-- begin DATASET EXCERPT --

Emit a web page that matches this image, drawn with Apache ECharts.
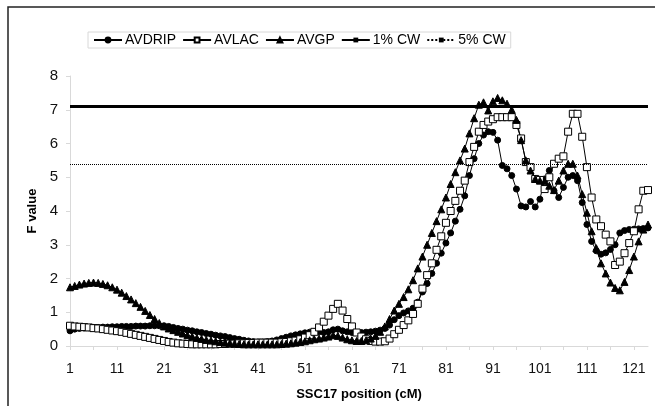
<!DOCTYPE html>
<html>
<head>
<meta charset="utf-8">
<script src="https://cdn.jsdelivr.net/npm/echarts@6/dist/echarts.min.js"></script>
<style>
  html, body { margin: 0; padding: 0; background: #fff; }
  #chart { width: 655px; height: 406px; }
</style>
</head>
<body>
<div id="chart"></div>
<script>
// positions 1..124 cM on SSC17
var positions = [];
for (var i = 1; i <= 124; i++) positions.push(String(i));

var avdrip = [
  0.45, 0.50, 0.52, 0.53, 0.54, 0.55, 0.55, 0.56, 0.56, 0.57,
  0.57, 0.58, 0.58, 0.58, 0.59, 0.59, 0.59, 0.60, 0.60, 0.60,
  0.60, 0.58, 0.55, 0.52, 0.50, 0.47, 0.45, 0.42, 0.40, 0.37,
  0.35, 0.32, 0.30, 0.28, 0.25, 0.22, 0.20, 0.17, 0.15, 0.13,
  0.12, 0.12, 0.13, 0.15, 0.18, 0.22, 0.26, 0.30, 0.33, 0.36,
  0.39, 0.41, 0.42, 0.42, 0.40, 0.42, 0.48, 0.50, 0.45, 0.42,
  0.40, 0.40, 0.40, 0.41, 0.42, 0.44, 0.47, 0.52, 0.62, 0.78,
  0.90, 0.98, 1.04, 1.12, 1.30, 1.60, 1.85, 2.15, 2.45, 2.75,
  3.05, 3.35, 3.70, 4.05, 4.45, 5.05, 5.55, 6.00, 6.25, 6.35,
  6.33, 6.10, 5.35, 5.25, 5.05, 4.65, 4.15, 4.12, 4.28, 4.12,
  4.35, 4.95, 5.20, 4.60, 4.40, 4.70, 5.00, 5.05, 4.90, 4.25,
  3.60, 3.10, 2.82, 2.72, 2.76, 2.86, 3.00, 3.35, 3.42, 3.45,
  3.46, 3.47, 3.48, 3.50
];

var avlac = [
  0.60, 0.58, 0.57, 0.56, 0.55, 0.53, 0.52, 0.50, 0.48, 0.46,
  0.44, 0.42, 0.39, 0.36, 0.33, 0.30, 0.27, 0.24, 0.21, 0.18,
  0.15, 0.12, 0.10, 0.08, 0.07, 0.06, 0.05, 0.05, 0.05, 0.05,
  0.05, 0.05, 0.06, 0.06, 0.07, 0.07, 0.08, 0.08, 0.09, 0.09,
  0.10, 0.10, 0.10, 0.10, 0.10, 0.11, 0.12, 0.14, 0.16, 0.20,
  0.25, 0.32, 0.42, 0.55, 0.72, 0.90, 1.10, 1.25, 1.05, 0.80,
  0.58, 0.40, 0.28, 0.20, 0.15, 0.13, 0.13, 0.14, 0.22, 0.35,
  0.48, 0.62, 0.76, 0.95, 1.25, 1.70, 2.10, 2.45, 2.85, 3.25,
  3.65, 4.00, 4.30, 4.60, 4.90, 5.45, 5.90, 6.35, 6.55, 6.65,
  6.72, 6.78, 6.78, 6.78, 6.78, 6.55, 6.15, 5.45, 5.30, 4.95,
  4.92, 4.65, 5.00, 5.40, 5.55, 5.62, 6.35, 6.88, 6.88, 6.20,
  5.30, 4.40, 3.75, 3.55, 3.30, 3.10, 2.40, 2.50, 2.75, 3.05,
  3.40, 4.05, 4.60, 4.62
];

var avgp = [
  1.74, 1.78, 1.82, 1.85, 1.87, 1.88, 1.87, 1.84, 1.80, 1.74,
  1.67, 1.58, 1.48, 1.38, 1.27, 1.16, 1.04, 0.92, 0.80, 0.68,
  0.58, 0.52, 0.47, 0.42, 0.37, 0.32, 0.28, 0.24, 0.21, 0.18,
  0.16, 0.14, 0.12, 0.10, 0.08, 0.07, 0.06, 0.05, 0.05, 0.05,
  0.05, 0.05, 0.05, 0.05, 0.05, 0.06, 0.07, 0.08, 0.10, 0.12,
  0.14, 0.17, 0.20, 0.22, 0.25, 0.28, 0.32, 0.30, 0.25, 0.20,
  0.17, 0.15, 0.15, 0.17, 0.22, 0.30, 0.42, 0.58, 0.80, 1.05,
  1.25, 1.45, 1.68, 1.95, 2.30, 2.65, 3.00, 3.35, 3.70, 4.05,
  4.40, 4.80, 5.15, 5.50, 5.85, 6.30, 6.75, 7.15, 7.22, 6.98,
  7.25, 7.35, 7.28, 7.18, 7.00, 6.70, 6.10, 5.50, 5.20, 4.95,
  4.90, 4.88, 4.75, 4.62, 4.90, 5.20, 5.40, 5.40, 5.05, 4.50,
  3.95, 3.40, 2.90, 2.45, 2.15, 1.88, 1.72, 1.65, 1.90, 2.25,
  2.65, 3.10, 3.45, 3.60
];

// significance thresholds (chromosome-wise)
var cw1 = 7.1;
var cw5 = 5.4;

var yTicks = [0, 1, 2, 3, 4, 5, 6, 7, 8];

var chart = echarts.init(document.getElementById('chart'));

function markerSeries(name, data, symbol, size, fill) {
  return {
    name: name,
    type: 'line',
    data: data,
    symbol: symbol,
    symbolSize: size,
    showAllSymbol: true,
    itemStyle: { color: fill, borderColor: '#000', borderWidth: 1 },
    lineStyle: { color: '#000', width: 1 }
  };
}

function thresholdSeries(name, value, width, type) {
  return {
    name: name,
    type: 'line',
    data: [],
    symbol: 'rect',
    symbolSize: 4,
    itemStyle: { color: '#000' },
    lineStyle: { color: '#000', width: width, type: type },
    markLine: {
      silent: true,
      symbol: 'none',
      label: { show: false },
      lineStyle: { color: '#000', width: width, type: type },
      data: [{ yAxis: value }]
    }
  };
}

chart.setOption({
  animation: false,
  textStyle: { fontFamily: 'Liberation Sans, Arial, sans-serif' },
  graphic: [{
    type: 'rect',
    shape: { x: 8, y: 7, width: 660, height: 410 },
    style: { fill: 'none', stroke: '#222', lineWidth: 1.5 },
    silent: true
  }],
  legend: {
    left: 88,
    top: 32,
    padding: [1, 5],
    itemWidth: 28,
    itemHeight: 6,
    itemGap: 6,
    borderColor: '#d8d8d8',
    borderWidth: 1,
    textStyle: { fontSize: 14, color: '#000', padding: [0, 0, 0, -2], fontFamily: 'Liberation Sans, Arial, sans-serif' },
    data: ['AVDRIP', 'AVLAC', 'AVGP', '1% CW', '5% CW']
  },
  grid: {
    left: 70,
    right: 7,
    top: 76,
    bottom: 59
  },
  xAxis: {
    type: 'category',
    data: positions,
    boundaryGap: false,
    name: 'SSC17 position (cM)',
    nameLocation: 'middle',
    nameGap: 42,
    nameTextStyle: { fontSize: 13, fontWeight: 'bold', color: '#000' },
    axisLine: { lineStyle: { color: '#d9d9d9' } },
    axisTick: { interval: 4, length: 4, lineStyle: { color: '#d9d9d9' } },
    axisLabel: { interval: 9, fontSize: 14, color: '#111', margin: 16 },
    splitLine: { show: false }
  },
  yAxis: {
    type: 'value',
    min: yTicks[0],
    max: yTicks[yTicks.length - 1],
    interval: 1,
    name: 'F value',
    nameLocation: 'middle',
    nameGap: 28,
    nameRotate: 90,
    nameTextStyle: { fontSize: 13, fontWeight: 'bold', color: '#000' },
    axisLine: { show: true, lineStyle: { color: '#d9d9d9' } },
    axisTick: { show: true, length: 4, lineStyle: { color: '#d9d9d9' } },
    axisLabel: { fontSize: 15, color: '#111', margin: 12 },
    splitLine: { show: false }
  },
  series: [
    markerSeries('AVDRIP', avdrip, 'circle', 6, '#000'),
    markerSeries('AVLAC', avlac, 'rect', 7, '#fff'),
    markerSeries('AVGP', avgp, 'triangle', 7, '#000'),
    thresholdSeries('1% CW', cw1, 3, 'solid'),
    thresholdSeries('5% CW', cw5, 1, 'dotted')
  ]
});
</script>
</body>
</html>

-- end DATASET EXCERPT --

With all pictures left out, please transcribe exactly the lines from the start of the material through the line with "for (var i = 1;".

» PROBLEM SOLUTION
Emit a web page that matches this image, drawn with Apache ECharts.
<!DOCTYPE html>
<html>
<head>
<meta charset="utf-8">
<script src="https://cdn.jsdelivr.net/npm/echarts@6/dist/echarts.min.js"></script>
<style>
  html, body { margin: 0; padding: 0; background: #fff; }
  #chart { width: 655px; height: 406px; }
</style>
</head>
<body>
<div id="chart"></div>
<script>
// positions 1..124 cM on SSC17
var positions = [];
for (var i = 1; i <= 124; i++) positions.push(String(i));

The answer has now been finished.